Dodano: 17 sierpnia 2013 10:38
Witam, czy ktos ma podobny problem z porysowanymi bocznymi szybami od otwierania? Macie na to jakiś patent?
Dodano: 17 sierpnia 2013 11:04
Np w Subarynkach jest to częsty problem. Ludzie czyszczą uszczelki i mechanizmy, smarują różnymi płynami i preparatami ale raczej bez zdumiewających efektów. Szyby można wypolerować a potem dbać o czystość uszczelek ale z doświadczenia wiem, że problem wraca.
Dodano: 17 sierpnia 2013 11:04
Np w Subarynkach jest to częsty problem. Ludzie czyszczą uszczelki i mechanizmy, smarują różnymi płynami i preparatami ale raczej bez zdumiewających efektów. Szyby można wypolerować a potem dbać o czystość uszczelek ale z doświadczenia wiem, że problem wraca.
Dodano: 17 sierpnia 2013 15:41
Szyby rysują się od piachu, trzeba by rozkręcić i dokładnie wyczyścić z całego piachu. Ja tez miałem ten problem i dopiero rozkręcenie i dokładne usunięcie tego syfu pomogło. Oczywiście jak pisze kolega wyżej, problem powraca więc trzeba czyścić regularnie.
Dodano: 17 sierpnia 2013 18:03
Tak przyszło mi do głowy, że problem z porysowanymi szybami to nie zawsze wina brudu. Kiedyś miałem ZX gdzie szyba chodziła bardzo ciężko i widać było na niej zarysowania. Problem rozwiązała dopiero wymiana całego mechanizmu. Zwróć uwagę jaki na to jaki charakter mają rysy tzn. czy są powierzchniowe (te mogą powstawać w skutek zanieczyszczeń) czy głębokie mechaniczne bruzdy (tu winiłbym mechanizm).
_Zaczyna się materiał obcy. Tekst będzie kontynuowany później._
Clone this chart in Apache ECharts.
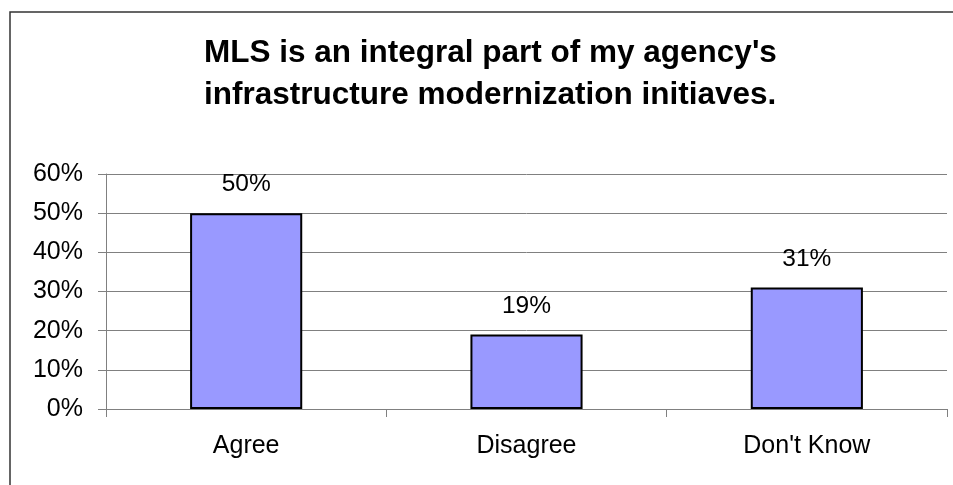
<!DOCTYPE html>
<html>
<head>
<meta charset="utf-8">
<script src="https://cdn.jsdelivr.net/npm/echarts@6/dist/echarts.min.js"></script>
<style>
  html, body { margin: 0; padding: 0; background: #fff; }
  #chart { width: 953px; height: 485px; }
</style>
</head>
<body>
<div id="chart"></div>
<script>
// Survey responses (percent of respondents)
const categories = ['Agree', 'Disagree', "Don't Know"];
const responseShare = [50, 19, 31];
const yTicks = { min: 0, max: 60, interval: 10 };
const chartTitle = "MLS is an integral part of my agency's\ninfrastructure modernization initiaves.";

const FONT = '"Liberation Sans", Arial, sans-serif';

const chart = echarts.init(document.getElementById('chart'), null, { renderer: 'canvas' });

chart.setOption({
  backgroundColor: '#ffffff',
  animation: false,
  title: {
    text: chartTitle,
    left: 199,
    top: 27,
    textStyle: {
      fontFamily: FONT,
      fontSize: 31.5,
      fontWeight: 'bold',
      color: '#000',
      lineHeight: 42
    }
  },
  graphic: [{
    type: 'rect',
    shape: { x: 10, y: 12, width: 1200, height: 1200 },
    style: { fill: 'none', stroke: '#333', lineWidth: 1.5 },
    silent: true
  }],
  grid: { left: 106, right: 6, top: 174, bottom: 76, containLabel: false },
  xAxis: {
    type: 'category',
    data: categories,
    boundaryGap: true,
    axisLine: { show: true, lineStyle: { color: '#808080', width: 1 } },
    axisTick: { show: true, length: 8, lineStyle: { color: '#808080' } },
    axisLabel: { fontFamily: FONT, fontSize: 25, color: '#000', margin: 25 }
  },
  yAxis: {
    type: 'value',
    min: yTicks.min,
    max: yTicks.max,
    interval: yTicks.interval,
    axisLine: { show: true, lineStyle: { color: '#808080', width: 1 } },
    axisTick: { show: true, length: 8, lineStyle: { color: '#808080' } },
    axisLabel: { fontFamily: FONT, fontSize: 25, color: '#000', margin: 23, formatter: '{value}%' },
    splitLine: { show: true, lineStyle: { color: '#808080', width: 1 } }
  },
  series: [{
    type: 'bar',
    data: responseShare,
    barCategoryGap: '60%',
    itemStyle: { color: '#9999FF', borderColor: '#000', borderWidth: 2 },
    label: {
      show: true,
      position: 'top',
      distance: 16,
      formatter: '{c}%',
      fontFamily: FONT,
      fontSize: 24.5,
      color: '#000'
    }
  }]
});
</script>
</body>
</html>
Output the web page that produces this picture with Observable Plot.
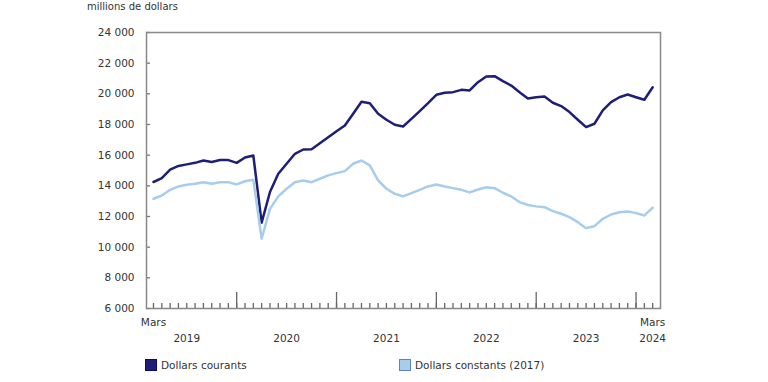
<!DOCTYPE html>
<html><head><meta charset="utf-8">
<script src="https://cdn.jsdelivr.net/npm/d3@7"></script>
<script src="https://cdn.jsdelivr.net/npm/@observablehq/plot@0.6"></script>
<style>
body{margin:0;background:#fff;font-family:"DejaVu Sans",Verdana,sans-serif;color:#333;}
#wrap{position:relative;width:768px;height:382px;overflow:hidden;}
#title{position:absolute;left:87px;top:1px;font-size:10px;color:#333;}
#chart{position:absolute;left:0;top:0;}
.leg{position:absolute;top:359px;font-size:10.5px;display:flex;align-items:center;color:#333;white-space:nowrap;}
.sw{width:12px;height:12px;border:1px solid;margin-right:4px;box-sizing:border-box;}
</style></head><body>
<div id="wrap"><div id="chart"></div><div id="title">millions de dollars</div><div id="legend"></div></div>
<script>
// Months: March 2019 to March 2024
const months = d3.utcMonth.range(new Date(Date.UTC(2019, 2, 1)), new Date(Date.UTC(2024, 3, 1))).map(d3.utcFormat("%Y-%m"));

const current = [14250,14500,15050,15300,15400,15500,15650,15550,15680,15680,15500,15850,15980,11600,13600,14790,15440,16090,16370,16390,16780,17170,17560,17930,18700,19480,19390,18700,18310,17980,17870,18370,18870,19390,19940,20070,20110,20260,20220,20760,21130,21150,20830,20540,20110,19700,19780,19830,19420,19200,18810,18310,17830,18050,18920,19460,19780,19960,19780,19610,20430];
const constant = [13160,13370,13740,13960,14070,14130,14240,14130,14240,14240,14090,14300,14390,10550,12500,13310,13810,14240,14350,14240,14460,14680,14830,14960,15440,15650,15330,14350,13810,13480,13310,13520,13740,13960,14090,13960,13850,13740,13570,13760,13910,13850,13550,13310,12940,12750,12660,12610,12350,12180,11960,11630,11240,11370,11850,12130,12280,12330,12220,12070,12570];

const seriesNames = ["Dollars courants", "Dollars constants (2017)"];
const seriesColors = ["#1e1e78", "#a6cdee"];
const legendBorders = ["#0c0c5a", "#5a85b5"];

const yTicks = [6000, 8000, 10000, 12000, 14000, 16000, 18000, 20000, 22000, 24000];
const monthLabelText = ["Mars", "Mars"];
const monthLabelAt = ["2019-03", "2024-03"];
const yearLabelText = ["2019", "2020", "2021", "2022", "2023", "2024"];
const yearLabelAt = ["2019-07", "2020-07", "2021-07", "2022-07", "2023-07", "2024-03"];

const idx = m => months.indexOf(m);
const rows = [];
months.forEach((m, i) => {
  rows.push({i, v: current[i], s: seriesNames[0]});
  rows.push({i, v: constant[i], s: seriesNames[1]});
});
const allIdx = months.map((m, i) => i);
const janIdx = months.map((m, i) => i).filter(i => months[i].endsWith("-01"));
const fmt = d => d3.format(",")(d).replace(/,/g, " ");

const monthLabels = monthLabelText.map((t, k) => ({i: idx(monthLabelAt[k]), t}));
const yearLabels = yearLabelText.map((t, k) => ({i: idx(yearLabelAt[k]), t}));

const chart = Plot.plot({
  width: 768,
  height: 350,
  marginTop: 32,
  marginLeft: 146,
  marginRight: 108,
  marginBottom: 42,
  style: {fontFamily: "DejaVu Sans, Verdana, sans-serif", fontSize: "10.5px", color: "#333", background: "white"},
  x: {type: "linear", domain: [-0.84, 60.94]},
  y: {domain: [6000, 24000]},
  color: {domain: seriesNames, range: seriesColors},
  marks: [
    Plot.axisY(yTicks, {tickSize: -4, tickPadding: 16, tickFormat: fmt, stroke: "#777", strokeWidth: 1.3, fill: "#333", label: null}),
    Plot.axisX(allIdx, {tickSize: -5, tickFormat: () => "", stroke: "#666", strokeWidth: 1.3, label: null}),
    Plot.axisX(janIdx, {tickSize: -16, tickFormat: () => "", stroke: "#666", strokeWidth: 1.3, label: null}),
    Plot.text(monthLabels, {x: "i", text: "t", frameAnchor: "bottom", dy: 17, fill: "#333"}),
    Plot.text(yearLabels, {x: "i", text: "t", frameAnchor: "bottom", dy: 33, fill: "#333"}),
    Plot.line(rows, {x: "i", y: "v", z: "s", stroke: "s", strokeWidth: 2.5, strokeLinejoin: "round", strokeLinecap: "round"}),
    Plot.frame({stroke: "#888", strokeWidth: 1.5})
  ]
});
document.getElementById("chart").appendChild(chart);

const legend = document.getElementById("legend");
const legendLeft = [145, 399];
seriesNames.forEach((n, k) => {
  const d = document.createElement("div");
  d.className = "leg";
  d.style.left = legendLeft[k] + "px";
  d.innerHTML = `<span class="sw" style="background:${seriesColors[k]};border-color:${legendBorders[k]}"></span><span>${n}</span>`;
  legend.appendChild(d);
});
</script>
</body></html>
Dodano: 17 sierpnia 2013 19:27
Rysy sa powierzchniowe ale jest ich dośc dużo zwłaszcza widać pod słońce, próbowałem czyścić szczelinę miedzy uszczelkami i sama szybę codziennie ale widzę, że to nic nie daje i chyba trzeba będzie rozkręcić co mi się nie bardzo uśmiecha. Może ktos ma jakiś patent na usunięcie syfu bez wybebeszania wszystkiego?
Dodano: 17 sierpnia 2013 20:30
Takich patentów raczej nie ma, tzn można kombinować z linijkami itp ale w rezultacie możesz się tylko szarpać a potem i tak będziesz musiał rozebrać. Jak zdemontujesz to będziesz miał pełny ogląd sytuacji. Tak jak pisałem wcześniej, problem może (ale nie musi) być poważniejszy. Zrobisz jak zechcesz ale ja bym sugerował rozbiórkę.